In 1626, Dutch settlers “bought” the island of Manhattan from the Lenape, as Smithsonian magazine’s Colleen Connolly wrote in 2018. Thus began the group’s forced migration from their homeland and the beginning of the Dutch influence that’s still present today—long after the British conquered New Amsterdam in 1664. The Dutch built the wall that later lent its name to Wall Street; countless other place names in the city are Dutch in origin, such as Brooklyn (named for the Dutch city of Breukelen), Harlem (named for Haarlem) and various names ending in “kill” (Dutch for “little stream”).

The Future 400 events will feature “a multitude of voices—Indigenous, African-American, Dutch and others—who made up the vibrant tapestry that was New Amsterdam, and whose diversity continues to distinguish New York City to this day,” says Ahmed Dadou, the Netherlands’ consul general in New York, on the series’ website.

One of the exhibitions, “New York Before New York” at the New York Historical Society, is built around a map showing New Amsterdam around 1660, at the peak of its settlement.

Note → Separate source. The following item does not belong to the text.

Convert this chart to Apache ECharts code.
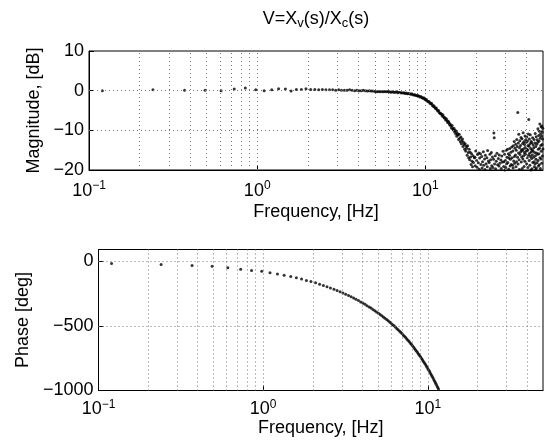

The show’s curator, Russell Shorto, writes in the New York Times that correctly honoring 400 years of Dutch occupation means simply telling the whole story.

“People of the past were as complex as we are: flawed, scheming, generous, occasionally capable of greatness,” he adds. “Four centuries ago, an interwoven network of them—Europeans, Africans and Native Americans—began something on the island of Manhattan. Appreciating what they did as fully as we can might help us to understand ourselves better.”